I hold onto the cool sandstone. It is neither hot nor cold. The texture and roughness on the flat hold is just right. Fingers positioned with millimetre precision to get just the right friction so that I don’t have to exert too much energy to keep contact. I find the sweet spot of balance. If you can call holding onto a rock ledge the size of a pack of cigarettes on an overhanging wall balance. I max the amount of weight I put on my feet. I am stretched out trying to relax as much as possible. Eyes closed I am in the now. I have climbed the crux of Technicolour Darkness, the rope hangs heavy on my harness. I certainly won’t die if I fall now but I will most likely go a very long way…. And most certainly I won’t get another chance at this. I have to get this right and get it right now! Slowly the Cigarette box hold grows larger and the wall less steep as I relax. I set up and do the last hard move. I have just completed the hardest route of my life.
Devil’s Peak Middle Traverse
I am running along the upper contour. The City is far below. The pace is fast but not ridiculous. I look behind and realise that they are not going to catch me, certainly not right now.
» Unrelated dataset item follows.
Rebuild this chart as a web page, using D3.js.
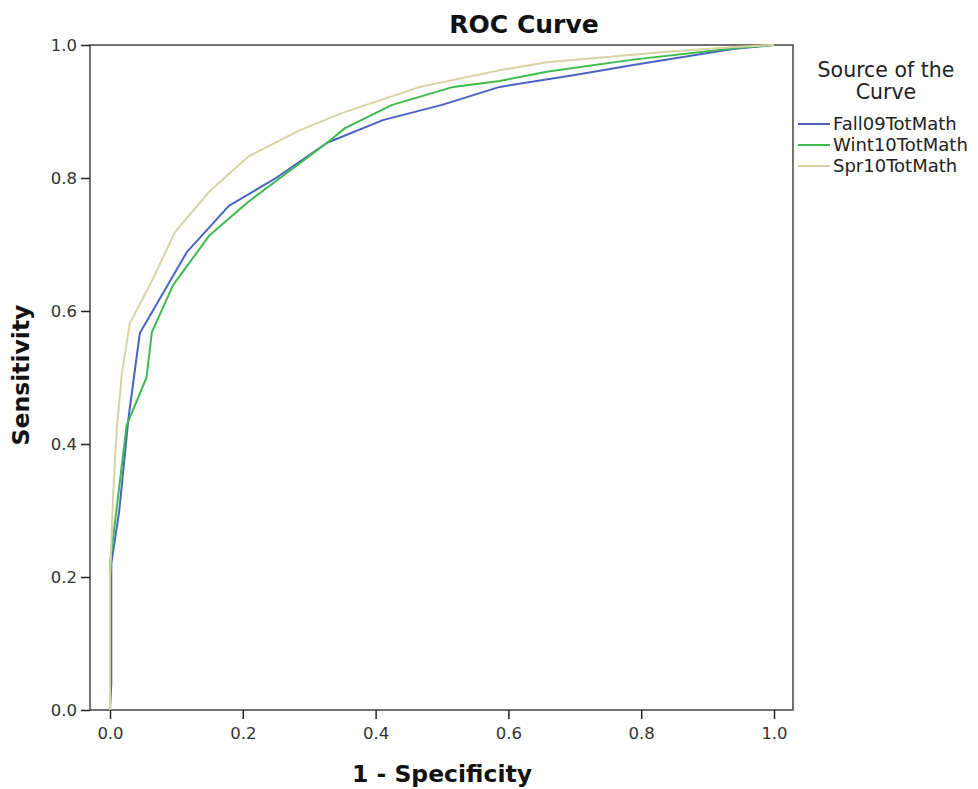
<!DOCTYPE html>
<html><head><meta charset="utf-8">
<script src="https://cdn.jsdelivr.net/npm/d3@7"></script>
<style>body{margin:0;background:#fff;}svg{display:block;}</style>
</head><body>
<svg id="c" width="978" height="789"></svg>
<script>
const seriesNames = ["Fall09TotMath", "Wint10TotMath", "Spr10TotMath"];
const seriesColors = ["#4a63c2", "#3dbb4d", "#d8d3a4"];
const xTicks = [0, 0.2, 0.4, 0.6, 0.8, 1.0];
const yTicks = [0, 0.2, 0.4, 0.6, 0.8, 1.0];
const fall09 = [[0,0],[0.002,0.04],[0.002,0.22],[0.014,0.30],[0.028,0.44],[0.036,0.50],[0.045,0.567],[0.116,0.689],[0.179,0.758],[0.25,0.80],[0.327,0.853],[0.411,0.887],[0.50,0.91],[0.587,0.937],[0.70,0.955],[0.788,0.970],[0.938,0.994],[1,1]];
const wint10 = [[0,0],[0,0.22],[0.025,0.428],[0.055,0.50],[0.063,0.568],[0.095,0.639],[0.15,0.714],[0.208,0.764],[0.327,0.853],[0.354,0.875],[0.425,0.91],[0.517,0.937],[0.587,0.946],[0.66,0.960],[0.788,0.978],[0.94,0.995],[1,1]];
const spr10 = [[0,0],[0,0.20],[0.005,0.33],[0.01,0.42],[0.018,0.507],[0.03,0.582],[0.06,0.639],[0.098,0.719],[0.15,0.78],[0.208,0.832],[0.286,0.872],[0.35,0.898],[0.422,0.922],[0.467,0.937],[0.587,0.962],[0.658,0.974],[0.839,0.990],[0.94,0.997],[1,1]];
const seriesData = [fall09, wint10, spr10];

const svg = d3.select("#c");
const x = d3.scaleLinear().domain([0,1]).range([110,774]);
const y = d3.scaleLinear().domain([0,1]).range([710,45]);
const font = "'DejaVu Sans', sans-serif";

// frame
svg.append("rect").attr("x",90).attr("y",45).attr("width",703).attr("height",665)
  .attr("fill","none").attr("stroke","#444").attr("stroke-width",1.5);

// axes
const xAxis = svg.append("g").attr("transform","translate(0,710)")
  .call(d3.axisBottom(x).tickValues(xTicks).tickFormat(d3.format(".1f")).tickSize(9).tickSizeOuter(0));
const yAxis = svg.append("g").attr("transform","translate(90,0)")
  .call(d3.axisLeft(y).tickValues(yTicks).tickFormat(d3.format(".1f")).tickSize(9).tickSizeOuter(0));
[xAxis,yAxis].forEach(a=>{
  a.select(".domain").remove();
  a.selectAll(".tick line").attr("stroke","#222").attr("stroke-width",1.5);
  a.selectAll(".tick text").attr("fill","#333").style("font-family",font).style("font-size","16.5px");
});
xAxis.selectAll(".tick text").attr("y",12).attr("dy","1em");
yAxis.selectAll(".tick text").attr("x",-13);

// lines
const line = d3.line().x(d=>x(d[0])).y(d=>y(d[1]));
seriesData.forEach((s,i)=>{
  svg.append("path").datum(s).attr("d",line).attr("fill","none")
    .attr("stroke",seriesColors[i]).attr("stroke-width",2).attr("stroke-linejoin","round");
});

// titles
svg.append("text").attr("x",524).attr("y",33).attr("text-anchor","middle")
  .style("font-family",font).style("font-weight","bold").style("font-size","25px").attr("fill","#111").text("ROC Curve");
svg.append("text").attr("x",442).attr("y",782).attr("text-anchor","middle")
  .style("font-family",font).style("font-weight","bold").style("font-size","23.5px").attr("fill","#111").text("1 - Specificity");
svg.append("text").attr("transform","translate(29,375) rotate(-90)").attr("text-anchor","middle")
  .style("font-family",font).style("font-weight","bold").style("font-size","23.5px").attr("fill","#111").text("Sensitivity");

// legend
svg.append("text").attr("x",886).attr("y",77).attr("text-anchor","middle")
  .style("font-family",font).style("font-size","20.5px").attr("fill","#222").text("Source of the");
svg.append("text").attr("x",886).attr("y",99).attr("text-anchor","middle")
  .style("font-family",font).style("font-size","20.5px").attr("fill","#222").text("Curve");
const legY = [124,145,166];
seriesNames.forEach((n,i)=>{
  svg.append("line").attr("x1",798).attr("x2",830).attr("y1",legY[i]).attr("y2",legY[i])
    .attr("stroke",seriesColors[i]).attr("stroke-width",2);
  svg.append("text").attr("x",833).attr("y",legY[i]+6)
    .style("font-family",font).style("font-size","18px").attr("fill","#222").text(n);
});
</script>
</body></html>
I feel like I am floating along. I savour the moment alone and know that it is time to go. I slowly push the pace. By the time I reach the next marshal the moment is gone but I will savour it forever.
The new route I am trying to climb is almost good enough. It follows some pretty bold new ground up the middle of the Yellowwood Amphitheatre. Everybody had look at the unclimbed walls for ages and had done nothing about it. Lloyd and I set off to explore and like a jigsaw we pieced things together but then there was the horrible traverse left to the gully. The piece just did not fit. I came back and knew I had the iron out the kink. Now I crouch below the bulge. The gear up to this point was not perfect and the climbing moves very committing. I fiddle with some psychological gear. At least it will slow me down if I fall. I push on playing that taught violin string between lactic burnout and success. I reach the hold of no return, I cannot fail now. A calm (yes and loads of excitement) surges and I position my feet and do the final move onto the ledge.
Paarl Prison 27km
Suddenly I have caught him. I know not his name but it does not matter. We both know that the race is on. 3km to go and I push the pace. He holds on then backs off slightly. I know it is now. We are not racing for medals or money but that is of no concern to either of us. This fight is between the two of us. I hope my tactic has worked as I know I can’t outsprint him on the field. Luckily he does not come back for round two.
I have pushed my envelope for most of my life in a variety of ways. My achievements are far from extreme when compared to what others way braver than I have done. The outcome is not important. The moment is what we strive for. And as soon as we feel it so too it is gone. Point is I think we push and train ourselves to feel that moment. I have no photos of those moments but the emotion is tattooed into my mind and I seek it again.